Until 2016, Airbnb struggled with ML models in production, which not only took a lot of time to be developed but were also inconsistent. Besides, there were major discrepancies between the offline and online data. Keeping in view these challenges, Airbnb developed its own machine learning platform called BigHead. Built on Python and Spark, BigHead aims to tie together several open-source and in-house projects to avoid incidental complexity from ML workflows. The production cycle, training environment and collection and data transformation processes are standardised; each of these models is reproducible and iterable. Some of its components developed in-house at Airbnb include:
Zipline: It is Airbnb’s data management platform that is built specifically for machine learning use cases. It helps in defining features, helping in backfilling training sets, and enabling feature sharing. It effectively resolves the offline-online dataset inconsistency problem. Airbnb has managed to deploy better quality checks and monitoring using Zipline.
Redspot: It is a hosted, containerised, and multi-tenant Jupyter notebook service where each user’s environment is containerised through docker. It allows users to customise the notebook environment without affecting other users.

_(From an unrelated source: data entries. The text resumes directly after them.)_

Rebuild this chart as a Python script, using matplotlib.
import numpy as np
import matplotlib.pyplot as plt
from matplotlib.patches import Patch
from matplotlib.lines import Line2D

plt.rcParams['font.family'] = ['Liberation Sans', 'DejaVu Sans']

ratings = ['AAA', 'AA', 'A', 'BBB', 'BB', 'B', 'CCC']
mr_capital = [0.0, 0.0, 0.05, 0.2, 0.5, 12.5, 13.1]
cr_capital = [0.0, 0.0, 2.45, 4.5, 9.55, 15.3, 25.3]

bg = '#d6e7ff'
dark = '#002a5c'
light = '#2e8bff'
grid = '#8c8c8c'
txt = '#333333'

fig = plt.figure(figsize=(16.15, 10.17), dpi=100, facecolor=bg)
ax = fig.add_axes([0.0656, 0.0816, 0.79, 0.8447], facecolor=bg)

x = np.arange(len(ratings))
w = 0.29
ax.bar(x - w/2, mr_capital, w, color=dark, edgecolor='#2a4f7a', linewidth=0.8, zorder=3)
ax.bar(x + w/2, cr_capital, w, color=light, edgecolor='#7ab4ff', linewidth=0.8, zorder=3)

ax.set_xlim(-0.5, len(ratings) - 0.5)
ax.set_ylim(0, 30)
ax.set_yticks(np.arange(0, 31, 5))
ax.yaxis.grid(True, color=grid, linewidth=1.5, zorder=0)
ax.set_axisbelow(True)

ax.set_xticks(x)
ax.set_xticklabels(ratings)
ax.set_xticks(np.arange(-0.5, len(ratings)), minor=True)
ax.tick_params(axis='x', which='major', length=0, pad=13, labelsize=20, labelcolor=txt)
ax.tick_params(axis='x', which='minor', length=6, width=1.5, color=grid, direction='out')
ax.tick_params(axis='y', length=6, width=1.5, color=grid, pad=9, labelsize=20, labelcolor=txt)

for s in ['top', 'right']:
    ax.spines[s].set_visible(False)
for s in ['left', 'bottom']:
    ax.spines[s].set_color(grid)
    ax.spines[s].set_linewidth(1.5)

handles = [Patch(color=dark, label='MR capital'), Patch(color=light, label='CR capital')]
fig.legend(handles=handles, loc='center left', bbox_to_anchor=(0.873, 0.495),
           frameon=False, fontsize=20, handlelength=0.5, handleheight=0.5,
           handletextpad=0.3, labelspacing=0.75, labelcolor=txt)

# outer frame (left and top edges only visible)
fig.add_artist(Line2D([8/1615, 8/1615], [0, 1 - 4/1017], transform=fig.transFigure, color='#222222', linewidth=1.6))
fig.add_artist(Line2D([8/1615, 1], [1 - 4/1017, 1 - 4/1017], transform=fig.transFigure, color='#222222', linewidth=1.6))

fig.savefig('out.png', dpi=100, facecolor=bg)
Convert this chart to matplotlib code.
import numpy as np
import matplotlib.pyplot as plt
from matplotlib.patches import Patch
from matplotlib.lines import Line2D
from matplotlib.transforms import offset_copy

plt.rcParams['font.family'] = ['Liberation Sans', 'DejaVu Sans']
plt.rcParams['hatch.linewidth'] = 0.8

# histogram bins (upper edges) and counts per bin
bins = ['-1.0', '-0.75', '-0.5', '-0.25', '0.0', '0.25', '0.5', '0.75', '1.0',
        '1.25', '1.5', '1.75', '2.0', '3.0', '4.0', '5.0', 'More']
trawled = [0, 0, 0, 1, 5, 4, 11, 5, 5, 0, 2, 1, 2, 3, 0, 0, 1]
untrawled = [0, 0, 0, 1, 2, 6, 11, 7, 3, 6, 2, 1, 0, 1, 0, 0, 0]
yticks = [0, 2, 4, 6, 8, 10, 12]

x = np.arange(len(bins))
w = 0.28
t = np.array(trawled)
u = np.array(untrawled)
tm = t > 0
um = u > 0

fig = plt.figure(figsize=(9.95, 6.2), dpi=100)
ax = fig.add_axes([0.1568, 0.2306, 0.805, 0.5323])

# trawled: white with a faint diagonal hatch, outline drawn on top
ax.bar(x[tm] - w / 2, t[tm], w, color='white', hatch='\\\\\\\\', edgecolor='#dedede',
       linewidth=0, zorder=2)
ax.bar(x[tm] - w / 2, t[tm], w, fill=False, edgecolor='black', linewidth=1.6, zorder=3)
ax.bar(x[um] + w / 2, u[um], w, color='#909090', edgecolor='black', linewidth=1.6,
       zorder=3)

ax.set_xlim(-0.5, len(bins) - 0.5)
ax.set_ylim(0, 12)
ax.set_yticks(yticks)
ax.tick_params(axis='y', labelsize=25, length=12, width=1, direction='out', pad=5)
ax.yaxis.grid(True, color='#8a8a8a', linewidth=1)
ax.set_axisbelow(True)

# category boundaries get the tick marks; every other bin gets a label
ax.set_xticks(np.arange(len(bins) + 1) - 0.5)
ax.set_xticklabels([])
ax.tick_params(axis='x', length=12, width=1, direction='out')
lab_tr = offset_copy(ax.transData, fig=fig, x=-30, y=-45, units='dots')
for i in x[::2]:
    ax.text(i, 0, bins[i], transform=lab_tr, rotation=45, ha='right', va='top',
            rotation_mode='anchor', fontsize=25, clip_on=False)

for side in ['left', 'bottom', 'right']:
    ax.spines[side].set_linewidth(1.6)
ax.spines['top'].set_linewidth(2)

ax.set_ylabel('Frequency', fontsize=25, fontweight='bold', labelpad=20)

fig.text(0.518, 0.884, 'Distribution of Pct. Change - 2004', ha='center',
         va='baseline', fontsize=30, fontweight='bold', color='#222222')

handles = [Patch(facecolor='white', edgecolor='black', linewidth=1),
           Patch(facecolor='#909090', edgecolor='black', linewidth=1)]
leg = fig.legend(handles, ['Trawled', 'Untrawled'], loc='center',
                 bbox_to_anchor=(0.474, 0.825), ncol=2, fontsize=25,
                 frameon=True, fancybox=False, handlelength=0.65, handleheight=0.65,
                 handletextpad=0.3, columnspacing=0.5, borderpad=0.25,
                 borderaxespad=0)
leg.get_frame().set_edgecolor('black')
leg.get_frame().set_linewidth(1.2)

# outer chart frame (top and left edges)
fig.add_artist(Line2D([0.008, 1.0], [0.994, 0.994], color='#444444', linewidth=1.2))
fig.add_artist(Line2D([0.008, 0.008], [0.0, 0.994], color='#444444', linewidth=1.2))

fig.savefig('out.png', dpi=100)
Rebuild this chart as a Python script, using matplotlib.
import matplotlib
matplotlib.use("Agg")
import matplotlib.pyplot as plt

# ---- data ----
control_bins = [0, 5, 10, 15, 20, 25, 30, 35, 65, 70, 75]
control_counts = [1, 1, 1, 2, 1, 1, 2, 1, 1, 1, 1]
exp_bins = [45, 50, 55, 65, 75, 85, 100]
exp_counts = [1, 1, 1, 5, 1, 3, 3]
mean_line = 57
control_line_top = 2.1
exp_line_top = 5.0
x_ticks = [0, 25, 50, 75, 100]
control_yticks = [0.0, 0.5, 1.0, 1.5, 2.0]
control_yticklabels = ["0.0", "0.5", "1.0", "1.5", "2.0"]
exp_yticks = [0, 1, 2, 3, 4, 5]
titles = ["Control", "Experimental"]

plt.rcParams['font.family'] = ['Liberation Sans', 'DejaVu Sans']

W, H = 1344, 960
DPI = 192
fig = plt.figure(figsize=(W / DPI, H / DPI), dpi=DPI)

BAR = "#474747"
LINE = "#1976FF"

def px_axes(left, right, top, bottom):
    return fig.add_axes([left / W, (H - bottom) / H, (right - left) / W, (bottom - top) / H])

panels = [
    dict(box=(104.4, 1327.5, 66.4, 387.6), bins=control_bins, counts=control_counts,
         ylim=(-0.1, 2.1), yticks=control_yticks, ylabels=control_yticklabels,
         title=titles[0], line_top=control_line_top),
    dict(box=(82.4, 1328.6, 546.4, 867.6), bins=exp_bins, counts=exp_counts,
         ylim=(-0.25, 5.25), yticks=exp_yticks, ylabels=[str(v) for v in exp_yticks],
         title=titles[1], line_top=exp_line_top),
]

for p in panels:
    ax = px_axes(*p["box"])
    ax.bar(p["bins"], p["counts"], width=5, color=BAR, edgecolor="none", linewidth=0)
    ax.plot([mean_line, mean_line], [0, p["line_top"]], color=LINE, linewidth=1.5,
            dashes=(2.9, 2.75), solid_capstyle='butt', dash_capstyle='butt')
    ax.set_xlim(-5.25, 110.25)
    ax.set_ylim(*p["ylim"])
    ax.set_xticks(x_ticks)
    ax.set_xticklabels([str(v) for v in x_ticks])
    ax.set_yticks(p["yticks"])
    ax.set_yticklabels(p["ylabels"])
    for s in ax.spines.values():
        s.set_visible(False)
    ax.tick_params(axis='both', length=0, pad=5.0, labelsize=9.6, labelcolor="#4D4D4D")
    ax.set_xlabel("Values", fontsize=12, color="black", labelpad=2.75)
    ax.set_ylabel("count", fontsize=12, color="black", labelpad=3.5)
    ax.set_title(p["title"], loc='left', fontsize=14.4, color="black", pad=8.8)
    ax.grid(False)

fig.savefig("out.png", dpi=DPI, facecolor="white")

Deep Thought: It is a shared REST API service for online inference that supports all frameworks integrated into the machine learning platform. It provides standardised logging, alerting, and dashboarding for monitoring and analysis of model performance.
Launched in 2008, Spotify has quickly emerged as the world’s music catalogue. Moving away from the rudimentary recommendation features, Spotify has advanced over the years to include features like building unique playlists and Discover Weekly. All these features are possible due to the standardisation of best practices and building tools to bridge gaps between data, machine learning, and the backend via a machine learning platform.
Scio: It is a Scapa API for Apache Beam’s Java SDK built by Spotify. A company blog says that it is heavily inspired by Scalding and Spark. It offers features like — a good balance between productivity and performance, access to a larger ecosystem of infrastructure in Java, functional and type-safe code.
Zoltar: It is a common library for serving TensorFlow and XGBoost models in production. It helps load predictive machine learning models in a JVM and offers several key abstractions. Zoltar can be used to load a serialised model, featurise input data, and serve model predictions.
Apollo: It is a set of Java libraries used when writing micro-services. It includes features like an HTTP server and a URI routing system that makes it trivial to implement RESTful services. It has three main parts — apollo-api, apollo-core, and apollo-http-service.